Since the State Pension is becoming less appealing as the age at which it starts being paid in set to increase over the long run, FTSE 250 shares could offer investors the chance to boost their income in retirement.

Certainly, FTSE 100 companies offer higher yields in general, and may come with less risk as a result of them being more mature and geographically diverse. But with mid-cap shares appearing to offer good value for money, and having superior growth prospects, they could make a bigger impact on an individual’s retirement savings prospects.

Long-term growth

For individuals who are close to retirement, or who are already retired, taking a greater amount of risk may not be a worthwhile move. After all, they will be reliant upon the income from their investments, and may not be able to overcome the potential volatility which is a feature of mid-cap investing.

However, for those individuals who have a long investing career ahead of them, mid-cap shares could offer significant investment appeal. They have a track record of delivering higher growth rates than their larger peers, since in many cases they are less mature businesses. This means that they may have greater scope to expand versus their larger peers, and this could make a greater difference to an individual’s nest egg upon retirement.

Risks

As mentioned, FTSE 250 shares are generally more focused on the UK economy than their larger peers.

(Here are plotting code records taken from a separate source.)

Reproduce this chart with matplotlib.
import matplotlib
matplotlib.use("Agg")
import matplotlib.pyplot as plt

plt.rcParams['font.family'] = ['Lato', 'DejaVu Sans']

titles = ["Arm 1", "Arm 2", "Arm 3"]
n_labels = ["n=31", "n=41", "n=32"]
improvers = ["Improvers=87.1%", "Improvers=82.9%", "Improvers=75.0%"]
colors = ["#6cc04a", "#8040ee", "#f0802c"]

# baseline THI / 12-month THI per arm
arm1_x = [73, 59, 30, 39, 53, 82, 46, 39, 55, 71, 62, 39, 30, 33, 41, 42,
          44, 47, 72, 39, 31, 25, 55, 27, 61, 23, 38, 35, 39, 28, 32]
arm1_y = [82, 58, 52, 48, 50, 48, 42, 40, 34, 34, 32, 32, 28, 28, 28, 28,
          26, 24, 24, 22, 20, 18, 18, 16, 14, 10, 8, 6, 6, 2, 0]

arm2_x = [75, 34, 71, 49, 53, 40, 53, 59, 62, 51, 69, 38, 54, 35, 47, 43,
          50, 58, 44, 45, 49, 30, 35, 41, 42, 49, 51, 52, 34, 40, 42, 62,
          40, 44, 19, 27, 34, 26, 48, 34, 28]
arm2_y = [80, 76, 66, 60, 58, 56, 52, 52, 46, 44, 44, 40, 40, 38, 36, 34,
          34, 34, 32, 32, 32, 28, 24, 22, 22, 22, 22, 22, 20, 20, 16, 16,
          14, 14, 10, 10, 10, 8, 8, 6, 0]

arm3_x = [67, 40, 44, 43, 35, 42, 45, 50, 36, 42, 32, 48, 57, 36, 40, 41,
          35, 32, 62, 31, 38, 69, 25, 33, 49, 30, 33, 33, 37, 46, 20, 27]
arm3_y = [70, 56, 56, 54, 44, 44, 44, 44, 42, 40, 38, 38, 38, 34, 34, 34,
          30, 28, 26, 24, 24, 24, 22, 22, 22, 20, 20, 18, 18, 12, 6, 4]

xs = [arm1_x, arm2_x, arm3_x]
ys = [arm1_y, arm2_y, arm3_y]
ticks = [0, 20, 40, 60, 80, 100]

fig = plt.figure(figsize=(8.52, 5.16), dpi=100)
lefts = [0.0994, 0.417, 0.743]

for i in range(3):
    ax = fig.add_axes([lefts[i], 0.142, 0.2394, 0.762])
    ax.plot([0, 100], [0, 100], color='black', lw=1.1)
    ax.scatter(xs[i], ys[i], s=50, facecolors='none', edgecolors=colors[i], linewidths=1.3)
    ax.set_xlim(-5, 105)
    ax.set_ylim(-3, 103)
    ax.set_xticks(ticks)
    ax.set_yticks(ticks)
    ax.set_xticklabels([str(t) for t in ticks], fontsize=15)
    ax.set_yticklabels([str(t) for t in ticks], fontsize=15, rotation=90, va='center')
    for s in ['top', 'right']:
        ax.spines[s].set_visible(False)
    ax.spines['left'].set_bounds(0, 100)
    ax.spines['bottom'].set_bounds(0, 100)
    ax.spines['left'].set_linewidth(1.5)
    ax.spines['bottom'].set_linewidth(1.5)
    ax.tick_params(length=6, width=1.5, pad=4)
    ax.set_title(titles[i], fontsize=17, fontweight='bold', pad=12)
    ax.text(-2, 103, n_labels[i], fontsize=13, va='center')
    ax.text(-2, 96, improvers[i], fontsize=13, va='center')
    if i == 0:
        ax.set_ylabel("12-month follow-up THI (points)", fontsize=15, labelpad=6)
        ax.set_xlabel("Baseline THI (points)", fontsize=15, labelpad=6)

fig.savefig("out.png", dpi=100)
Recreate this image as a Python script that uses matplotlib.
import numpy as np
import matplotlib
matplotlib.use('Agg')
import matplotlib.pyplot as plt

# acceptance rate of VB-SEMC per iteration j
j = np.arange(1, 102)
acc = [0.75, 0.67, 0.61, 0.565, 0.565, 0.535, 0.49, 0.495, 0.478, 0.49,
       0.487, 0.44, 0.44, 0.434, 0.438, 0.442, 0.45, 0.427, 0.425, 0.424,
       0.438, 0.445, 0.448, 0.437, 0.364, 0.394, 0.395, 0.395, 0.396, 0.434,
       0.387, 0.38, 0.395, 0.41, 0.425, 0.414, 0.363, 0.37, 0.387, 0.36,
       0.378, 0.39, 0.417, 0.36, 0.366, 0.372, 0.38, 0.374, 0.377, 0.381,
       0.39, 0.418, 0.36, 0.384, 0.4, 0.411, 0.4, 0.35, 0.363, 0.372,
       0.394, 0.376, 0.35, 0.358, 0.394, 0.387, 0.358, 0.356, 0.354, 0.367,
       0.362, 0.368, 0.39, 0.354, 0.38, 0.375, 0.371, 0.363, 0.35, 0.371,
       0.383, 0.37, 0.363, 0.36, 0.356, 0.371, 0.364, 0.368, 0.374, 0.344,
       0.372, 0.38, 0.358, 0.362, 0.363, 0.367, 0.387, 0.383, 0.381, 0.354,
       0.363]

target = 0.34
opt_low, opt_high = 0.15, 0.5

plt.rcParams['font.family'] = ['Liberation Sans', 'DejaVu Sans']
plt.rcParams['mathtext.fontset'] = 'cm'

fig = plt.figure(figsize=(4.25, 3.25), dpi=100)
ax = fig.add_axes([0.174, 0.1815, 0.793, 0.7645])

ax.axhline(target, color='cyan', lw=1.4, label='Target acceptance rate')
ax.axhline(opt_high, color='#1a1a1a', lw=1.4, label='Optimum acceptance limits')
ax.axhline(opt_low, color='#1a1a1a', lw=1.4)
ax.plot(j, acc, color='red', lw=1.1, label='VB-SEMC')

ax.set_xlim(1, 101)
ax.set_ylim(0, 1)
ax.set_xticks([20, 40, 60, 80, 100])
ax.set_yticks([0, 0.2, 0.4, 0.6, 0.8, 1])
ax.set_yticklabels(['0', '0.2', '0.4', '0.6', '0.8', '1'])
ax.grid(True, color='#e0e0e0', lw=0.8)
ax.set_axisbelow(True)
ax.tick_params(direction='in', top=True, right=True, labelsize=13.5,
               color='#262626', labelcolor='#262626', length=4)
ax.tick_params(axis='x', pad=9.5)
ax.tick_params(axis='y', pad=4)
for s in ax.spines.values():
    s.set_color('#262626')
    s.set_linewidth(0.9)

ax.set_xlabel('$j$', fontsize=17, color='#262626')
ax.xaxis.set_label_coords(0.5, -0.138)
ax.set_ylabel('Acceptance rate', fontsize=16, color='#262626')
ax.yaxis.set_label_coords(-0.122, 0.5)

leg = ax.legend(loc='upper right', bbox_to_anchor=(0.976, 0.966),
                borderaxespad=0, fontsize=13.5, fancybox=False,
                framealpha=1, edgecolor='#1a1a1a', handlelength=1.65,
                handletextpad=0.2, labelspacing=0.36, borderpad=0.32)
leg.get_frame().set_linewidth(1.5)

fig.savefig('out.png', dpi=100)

This could mean they are riskier, since they do not have the geographical diversity of larger companies. At a time when the Brexit process is difficult to accurately predict, this may mean that the performance of mid-cap shares is somewhat disappointing in the near term.

However, for long-term investors, this could create a buying opportunity. Investors already appear to have factored in many of the risks facing the index, since it has a dividend yield of over 3% at the present time. And with consumer disposable incomes rising in real terms, GDP growth being positive despite Brexit-related risks, and unemployment levels being low versus their historical levels, now may prove to be a good time to invest in UK plc.

Clearly, mid-cap shares may have balance sheets that are riskier than their larger peers. But with such a wide range of choice, it may be possible for investors who are concerned about debt levels, for example, to unearth a portfolio of mid-cap stocks with low levels of leverage.

Exposure

With FTSE 250 shares generally being less well-known than their FTSE 100 peers, many investors may wish to simply buy into a tracker fund for the mid-cap index. Doing so over the last decade would have generated a superior performance to the FTSE 100.

With there being a number of stocks offering low valuations and high growth rates, it may be possible to outperform the index over the long run. Doing so could lead to even higher returns, which could make the FTSE 100’s performance seem somewhat disappointing in comparison. As such, now could be the right time to consider mid-cap shares for the long term.